*GIVEN DATA*

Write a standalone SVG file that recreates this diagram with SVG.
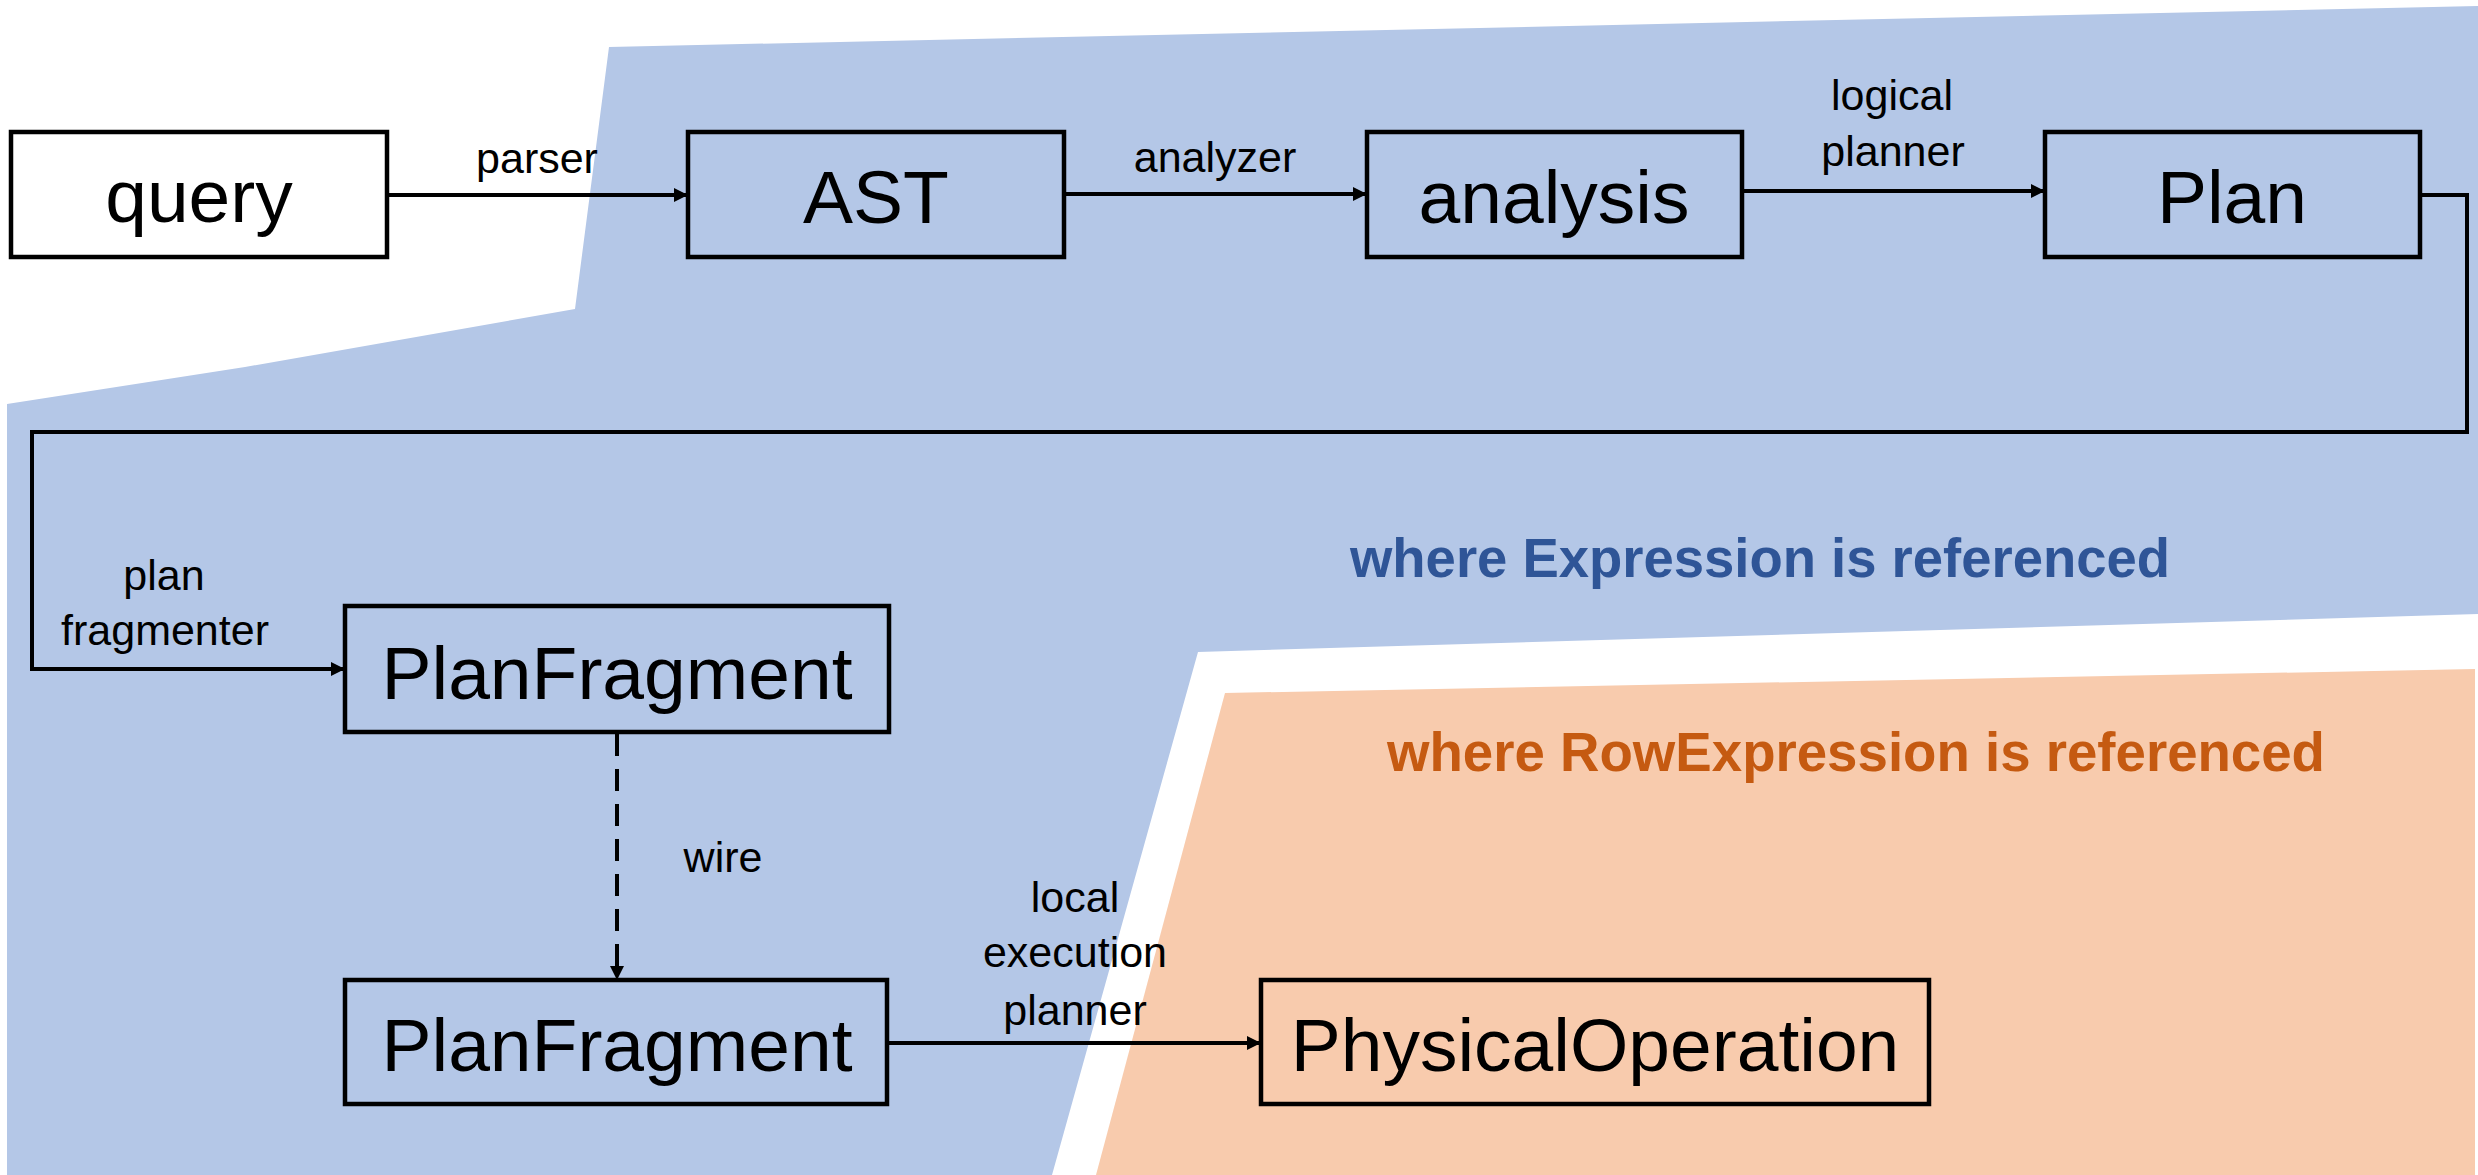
<svg xmlns="http://www.w3.org/2000/svg" width="2478" height="1175" viewBox="0 0 2478 1175">
<style>
.box{fill:none;stroke:#000;stroke-width:4.5}
.lbl{font-family:"Liberation Sans",Arial,sans-serif;font-size:75px;fill:#000;text-anchor:middle}
.el{font-family:"Liberation Sans",Arial,sans-serif;font-size:43px;fill:#000;text-anchor:middle}
.conn{fill:none;stroke:#000;stroke-width:4}
.title{font-family:"Liberation Sans",Arial,sans-serif;font-size:55px;font-weight:bold}
</style>
<defs>
<marker id="arr" markerUnits="userSpaceOnUse" markerWidth="16" markerHeight="16" refX="14" refY="7" orient="auto">
<path d="M0,0 L14,7 L0,14 z" fill="#000"/>
</marker>
</defs>
<rect width="2478" height="1175" fill="#fff"/>
<g id="regions">
<polygon id="region-expression" points="609,47 2478,6 2478,614 1198,652 1052,1175 7,1175 7,404 245,367 575,309" fill="#B4C7E7"/>
<polygon id="region-rowexpression" points="1225,693 2475,669 2475,1175 1096,1175" fill="#F8CBAD"/>
<text class="title" x="1350" y="577" fill="#2F5597" textLength="820" lengthAdjust="spacingAndGlyphs">where Expression is referenced</text>
<text class="title" x="1387" y="771" fill="#C55A11" textLength="938" lengthAdjust="spacingAndGlyphs">where RowExpression is referenced</text>
</g>
<g id="connectors">
<line class="conn" x1="387" y1="195" x2="688" y2="195" marker-end="url(#arr)"/>
<text class="el" x="537" y="173">parser</text>
<line class="conn" x1="1064" y1="194" x2="1367" y2="194" marker-end="url(#arr)"/>
<text class="el" x="1215" y="172">analyzer</text>
<line class="conn" x1="1742" y1="191" x2="2045" y2="191" marker-end="url(#arr)"/>
<text class="el" x="1892" y="110">logical</text>
<text class="el" x="1893" y="166">planner</text>
<polyline class="conn" points="2420,195 2467,195 2467,432 32,432 32,669 345,669" marker-end="url(#arr)"/>
<text class="el" x="164" y="590">plan</text>
<text class="el" x="165" y="645">fragmenter</text>
<line class="conn" x1="617" y1="734" x2="617" y2="980" stroke-dasharray="22,13" stroke-width="3.5" marker-end="url(#arr)"/>
<text class="el" x="723" y="872">wire</text>
<line class="conn" x1="887" y1="1043" x2="1261" y2="1043" marker-end="url(#arr)"/>
<text class="el" x="1075" y="912">local</text>
<text class="el" x="1075" y="967">execution</text>
<text class="el" x="1075" y="1025">planner</text>
</g>
<g id="node-query">
<rect class="box" x="11" y="132" width="376" height="125" fill="#fff" style="fill:#fff"/>
<text class="lbl" x="199" y="222">query</text>
</g>
<g id="node-ast">
<rect class="box" x="688" y="132" width="376" height="125"/>
<text class="lbl" x="876" y="223">AST</text>
</g>
<g id="node-analysis">
<rect class="box" x="1367" y="132" width="375" height="125"/>
<text class="lbl" x="1554" y="223">analysis</text>
</g>
<g id="node-plan">
<rect class="box" x="2045" y="132" width="375" height="125"/>
<text class="lbl" x="2232" y="223">Plan</text>
</g>
<g id="node-planfragment1">
<rect class="box" x="345" y="606" width="544" height="126"/>
<text class="lbl" x="617" y="699">PlanFragment</text>
</g>
<g id="node-planfragment2">
<rect class="box" x="345" y="980" width="542" height="124"/>
<text class="lbl" x="617" y="1071">PlanFragment</text>
</g>
<g id="node-physicaloperation">
<rect class="box" x="1261" y="980" width="668" height="124"/>
<text class="lbl" x="1595" y="1071">PhysicalOperation</text>
</g>
</svg>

*TASK DESCRIPTION*
Quote the listing above in full, except for the pictures.

*CORRECT RESULT*
Write a standalone SVG file that recreates this diagram with SVG.
<svg xmlns="http://www.w3.org/2000/svg" width="2478" height="1175" viewBox="0 0 2478 1175">
<style>
.box{fill:none;stroke:#000;stroke-width:4.5}
.lbl{font-family:"Liberation Sans",Arial,sans-serif;font-size:75px;fill:#000;text-anchor:middle}
.el{font-family:"Liberation Sans",Arial,sans-serif;font-size:43px;fill:#000;text-anchor:middle}
.conn{fill:none;stroke:#000;stroke-width:4}
.title{font-family:"Liberation Sans",Arial,sans-serif;font-size:55px;font-weight:bold}
</style>
<defs>
<marker id="arr" markerUnits="userSpaceOnUse" markerWidth="16" markerHeight="16" refX="14" refY="7" orient="auto">
<path d="M0,0 L14,7 L0,14 z" fill="#000"/>
</marker>
</defs>
<rect width="2478" height="1175" fill="#fff"/>
<g id="regions">
<polygon id="region-expression" points="609,47 2478,6 2478,614 1198,652 1052,1175 7,1175 7,404 245,367 575,309" fill="#B4C7E7"/>
<polygon id="region-rowexpression" points="1225,693 2475,669 2475,1175 1096,1175" fill="#F8CBAD"/>
<text class="title" x="1350" y="577" fill="#2F5597" textLength="820" lengthAdjust="spacingAndGlyphs">where Expression is referenced</text>
<text class="title" x="1387" y="771" fill="#C55A11" textLength="938" lengthAdjust="spacingAndGlyphs">where RowExpression is referenced</text>
</g>
<g id="connectors">
<line class="conn" x1="387" y1="195" x2="688" y2="195" marker-end="url(#arr)"/>
<text class="el" x="537" y="173">parser</text>
<line class="conn" x1="1064" y1="194" x2="1367" y2="194" marker-end="url(#arr)"/>
<text class="el" x="1215" y="172">analyzer</text>
<line class="conn" x1="1742" y1="191" x2="2045" y2="191" marker-end="url(#arr)"/>
<text class="el" x="1892" y="110">logical</text>
<text class="el" x="1893" y="166">planner</text>
<polyline class="conn" points="2420,195 2467,195 2467,432 32,432 32,669 345,669" marker-end="url(#arr)"/>
<text class="el" x="164" y="590">plan</text>
<text class="el" x="165" y="645">fragmenter</text>
<line class="conn" x1="617" y1="734" x2="617" y2="980" stroke-dasharray="22,13" stroke-width="3.5" marker-end="url(#arr)"/>
<text class="el" x="723" y="872">wire</text>
<line class="conn" x1="887" y1="1043" x2="1261" y2="1043" marker-end="url(#arr)"/>
<text class="el" x="1075" y="912">local</text>
<text class="el" x="1075" y="967">execution</text>
<text class="el" x="1075" y="1025">planner</text>
</g>
<g id="node-query">
<rect class="box" x="11" y="132" width="376" height="125" fill="#fff" style="fill:#fff"/>
<text class="lbl" x="199" y="222">query</text>
</g>
<g id="node-ast">
<rect class="box" x="688" y="132" width="376" height="125"/>
<text class="lbl" x="876" y="223">AST</text>
</g>
<g id="node-analysis">
<rect class="box" x="1367" y="132" width="375" height="125"/>
<text class="lbl" x="1554" y="223">analysis</text>
</g>
<g id="node-plan">
<rect class="box" x="2045" y="132" width="375" height="125"/>
<text class="lbl" x="2232" y="223">Plan</text>
</g>
<g id="node-planfragment1">
<rect class="box" x="345" y="606" width="544" height="126"/>
<text class="lbl" x="617" y="699">PlanFragment</text>
</g>
<g id="node-planfragment2">
<rect class="box" x="345" y="980" width="542" height="124"/>
<text class="lbl" x="617" y="1071">PlanFragment</text>
</g>
<g id="node-physicaloperation">
<rect class="box" x="1261" y="980" width="668" height="124"/>
<text class="lbl" x="1595" y="1071">PhysicalOperation</text>
</g>
</svg>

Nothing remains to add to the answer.